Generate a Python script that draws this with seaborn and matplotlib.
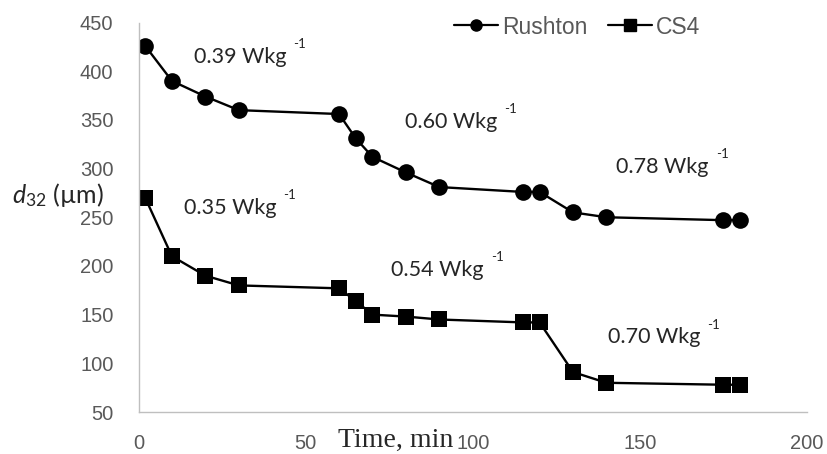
import matplotlib
matplotlib.use("Agg")
import matplotlib.pyplot as plt
import seaborn as sns
import pandas as pd
from matplotlib.lines import Line2D

rushton_time = [2, 10, 20, 30, 60, 65, 70, 80, 90, 115, 120, 130, 140, 175, 180]
rushton_d32 = [426, 390, 374, 360, 356, 331, 312, 296, 281, 276, 276, 255, 250, 247, 247]
cs4_time = [2, 10, 20, 30, 60, 65, 70, 80, 90, 115, 120, 130, 140, 175, 180]
cs4_d32 = [270, 210, 190, 180, 177, 164, 150, 148, 145, 142, 142, 91, 80, 78, 78]
series_names = ["Rushton", "CS4"]

power_labels = ["0.39 Wkg", "0.60 Wkg", "0.78 Wkg", "0.35 Wkg", "0.54 Wkg", "0.70 Wkg"]
label_x = [16.6, 79.7, 143.0, 13.6, 75.6, 140.5]
label_y = [415, 348, 302, 260, 196, 127]

x_ticks = [0, 50, 100, 150, 200]
y_ticks = [50, 100, 150, 200, 250, 300, 350, 400, 450]

sns.set_style("white")
plt.rcParams["font.family"] = ["Liberation Sans", "DejaVu Sans"]
plt.rcParams["mathtext.fontset"] = "custom"
plt.rcParams["mathtext.it"] = "Lato:italic"
plt.rcParams["mathtext.rm"] = "Lato"

df = pd.concat([
    pd.DataFrame({"time": rushton_time, "d32": rushton_d32, "impeller": series_names[0]}),
    pd.DataFrame({"time": cs4_time, "d32": cs4_d32, "impeller": series_names[1]}),
])

fig = plt.figure(figsize=(8.27, 4.54), dpi=100)
ax = fig.add_axes([138.5 / 827, 1 - 412 / 454, (807 - 138.5) / 827, (412 - 22.5) / 454])

sns.lineplot(data=df, x="time", y="d32", hue="impeller", style="impeller",
             markers={"Rushton": "o", "CS4": "s"}, dashes=False,
             palette={"Rushton": "black", "CS4": "black"},
             markersize=12, linewidth=1.7, markeredgewidth=0, ax=ax, legend=False, sort=False)

ax.set_xlim(0, 200)
ax.set_ylim(50, 450)
ax.set_xticks(x_ticks)
ax.set_yticks(y_ticks)
ax.tick_params(axis="both", length=0, labelsize=14.5, labelcolor="#595959")
ax.tick_params(axis="y", pad=18)
ax.tick_params(axis="x", pad=16)
for s in ["top", "right"]:
    ax.spines[s].set_visible(False)
for s in ["left", "bottom"]:
    ax.spines[s].set_color("#bfbfbf")
    ax.spines[s].set_linewidth(1.0)
ax.set_xlabel("")
ax.set_ylabel("")

handles = [Line2D([], [], color="black", marker="o", markersize=8, linewidth=1.6),
           Line2D([], [], color="black", marker="s", markersize=9, linewidth=1.6)]
leg = fig.legend(handles, series_names, loc="center left",
                 bbox_to_anchor=(454 / 827, 1 - 27 / 454), ncol=2, frameon=False,
                 borderpad=0, borderaxespad=0, handlelength=1.9, handletextpad=0.2,
                 columnspacing=0.9, fontsize=16.5)
for t in leg.get_texts():
    t.set_color("#595959")

for txt, x, y in zip(power_labels, label_x, label_y):
    t = ax.text(x, y, txt, fontsize=15.5, family=["Lato", "DejaVu Sans"], ha="left", va="center")
    ax.annotate("-1", xy=(1, 0.5), xycoords=t, xytext=(5, 9), textcoords="offset points",
                fontsize=9.5, family=["Lato", "DejaVu Sans"], ha="left", va="center")

fig.text(12 / 827, 1 - 195 / 454, r"$\mathit{d}_{\mathit{32}}$" + " (\u00b5m)", fontsize=18,
         family=["Lato", "DejaVu Sans"], ha="left", va="center")
fig.text(396 / 827, 1 - 440 / 454, "Time, min", fontsize=20,
         family=["Liberation Serif", "DejaVu Serif"], ha="center", va="center")

fig.savefig("out.png", dpi=100)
※ ※ ※
_Instruction_. Pictures are excluded: retype only the lines from the beginning of the listing above through the line with "ax=ax, legend=False, sort=False)", both included.

_The completed task_.
Generate a Python script that draws this with seaborn and matplotlib.
import matplotlib
matplotlib.use("Agg")
import matplotlib.pyplot as plt
import seaborn as sns
import pandas as pd
from matplotlib.lines import Line2D

rushton_time = [2, 10, 20, 30, 60, 65, 70, 80, 90, 115, 120, 130, 140, 175, 180]
rushton_d32 = [426, 390, 374, 360, 356, 331, 312, 296, 281, 276, 276, 255, 250, 247, 247]
cs4_time = [2, 10, 20, 30, 60, 65, 70, 80, 90, 115, 120, 130, 140, 175, 180]
cs4_d32 = [270, 210, 190, 180, 177, 164, 150, 148, 145, 142, 142, 91, 80, 78, 78]
series_names = ["Rushton", "CS4"]

power_labels = ["0.39 Wkg", "0.60 Wkg", "0.78 Wkg", "0.35 Wkg", "0.54 Wkg", "0.70 Wkg"]
label_x = [16.6, 79.7, 143.0, 13.6, 75.6, 140.5]
label_y = [415, 348, 302, 260, 196, 127]

x_ticks = [0, 50, 100, 150, 200]
y_ticks = [50, 100, 150, 200, 250, 300, 350, 400, 450]

sns.set_style("white")
plt.rcParams["font.family"] = ["Liberation Sans", "DejaVu Sans"]
plt.rcParams["mathtext.fontset"] = "custom"
plt.rcParams["mathtext.it"] = "Lato:italic"
plt.rcParams["mathtext.rm"] = "Lato"

df = pd.concat([
    pd.DataFrame({"time": rushton_time, "d32": rushton_d32, "impeller": series_names[0]}),
    pd.DataFrame({"time": cs4_time, "d32": cs4_d32, "impeller": series_names[1]}),
])

fig = plt.figure(figsize=(8.27, 4.54), dpi=100)
ax = fig.add_axes([138.5 / 827, 1 - 412 / 454, (807 - 138.5) / 827, (412 - 22.5) / 454])

sns.lineplot(data=df, x="time", y="d32", hue="impeller", style="impeller",
             markers={"Rushton": "o", "CS4": "s"}, dashes=False,
             palette={"Rushton": "black", "CS4": "black"},
             markersize=12, linewidth=1.7, markeredgewidth=0, ax=ax, legend=False, sort=False)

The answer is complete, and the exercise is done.